8 comments to PW 321: Avoiding meetup drama

  • Zulieka

    Anything different with cause drama and chaos, It is just the way of the human kind. One thing every one needs to remember it that it’s your life, not anyone else. Your life your way. It may cause a commotion but in the end it is only your life, Other do not live it nor do they need to participate in it. They have no voice if you don’t allow them to. Weather what any one thinks, it is honestly none of their business on what you do or how you do it. If outreaching to others remember that it is their life as well, none we say can change their minds. It is nice to know that there are others who are willing to stand for being themselves and not let the people who think differently stop them from being themselves. Don’t be afraid to be yourself, no one else will do it for you, in fact if the norms had their way we would all be the same, believe in the same god, live life the same ways and be hating it. But different be your self. no one else may understand but in the end the only person who can make you happy is yourself. One day it won’t matter, but until then we have to fight in order to be ourselves.

  • Olaf

    Does this happen a lot in poly meetings? Drama?

    • Cunning Minx

      When a group grows to a certain size and popularity, yes, splintering is natural. It doesn’t have to include drama, but many people are uncomfortable with starting an offshoot group that caters more precisely to their social preferences.

  • Elle

    I posted this on my poly meetup for discussion. Over all they liked it, but one poster had a good suggestion for further discussion “… the biggest source of drama in poly (and kink) organizations: relationship drama spreading into organization/community drama.”

    • Cunning Minx

      Oooh, good point. It takes a very mature couple to keep their relationship drama from entering the group. I was always quite proud that when Graydancer and I broke up, heartbreaking and drama-laden as that was, we were able to give a scheduled presentation together a few weeks later, and no one knew that we were no longer together. We confided to a few friends, made arrangements before attending the same parties/events, and dealt with it privately.

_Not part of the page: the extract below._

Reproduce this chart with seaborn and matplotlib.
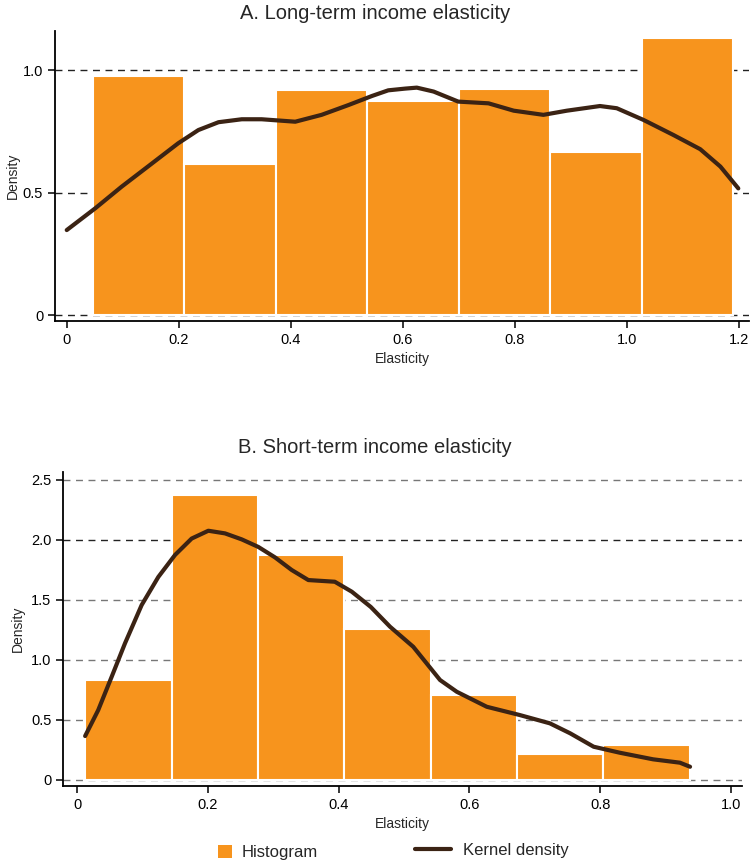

      But I think that it’s more common in the community for the organizer to have a social preference (leaning more toward poly versus swinging; towards or away from kink; including alcohol or not; sci-fi geeks or mainstream conversation, etc) and not working terribly hard to make sure everyone without that preference feels welcome and included.

    • Olaf

      I have an interesting drama situation, and I have no idea to fix it.
      I am writing this in a neutral way.

      Normally I am an poly activist (under cover). LOL
      I got a relationship with a secondary that I met in a poly group.
      But there is another guy in that group that has no grasp of polyamory but very charming. For him honesty and openness is not important as long as you win. This is the only person I would vote against if my partner would ask me if she could date him. This because he promotes not telling everything to your partners. He also promotes being selfish. And that is exactly what she did. Start a relationship but not tell me.

      So far so good, the relationship broke and even though I find this very so sad that it should have happened like this, I accept that it did happen. It is over. I did not have any problems with all partners she had because these people did not promote lying to her.

      But here is the hard part. They started a poly group, and are now influencing starting poly people. And it is the only poly group all around me in probably a 100+ km radius. The problem is that if I go to that group, then they get the power to tell other people that I am just jealous since he got the girl and I am there to obstruct them in their happiness. And since he is charming, he get the followers and can set them up against me. But by not going he can keep on telling starters that it is perfectly OK that you do not need to tell every partner that you just got 2 or 3 new relationships. This in turn makes people associate polyamory with negative experiences making it harder for me to tell people that I am poly.

      At this point I have chosen to be passive because since an open negative discussion would be bad for polyamory. But I have this inner passion to promote polyamory, and make this area more poly friendly so I could be really open towards the people I work with and see.

      I could start a second group, but at this moment it is not a good thing to expose myself to the world, especially since my primary wants it hidden from her family. If I were single, then I guarantee you that the world would know. LOL But I love and respect my primary.

      I do still have a network of poly people where I get a lot of experience from, but it is a closed system and no new people comes in. And this is a shame.

      • Cunning Minx

        Olaf–

        Oh, that’s tricky. I suspect that before long, another poly group will form when people realize that more drama in their own relationships is coming from lack of transparency. Or, ya know, when they read ANY OTHER BOOK on poly that counters this guy’s philosophy. I think it would be perfectly OK to start another group with a different theme–maybe a poly dinner group, poly movie group, book club, etc. If you fear your girlfriend’s family finding out, you can always organize under a screen name. There is always a risk of discovery, however.

        This might be one of those cases where you just get to be the best YOU you can be and let the other guy suffer the consequences of his actions.

  • Harper

    Minx,

    Been listening for a few months now, glad podcasts like this are out there. Love the range of guests and topics you have. Couldn’t help pointing out that something you mentioned in passing in talking about your recent blogpost on Facebook and privacy. You seemed to indicate that job discrimination because you’re gay is illegal. Unfortunately, in the U.S. that’s only true in 21 states – less than half! Believe it or not, despite all the discussion and progress around marriage equality, we still lack basic job protections in most of the country. And while transgender and gender nonconforming people are having increasing luck complaining under the laws against sex discrimination, even fewer states explicitly ban discrimination based on gender identity. And of course as you correctly noted, those of us who are poly can still face discrimination in any state. We have a ways to go.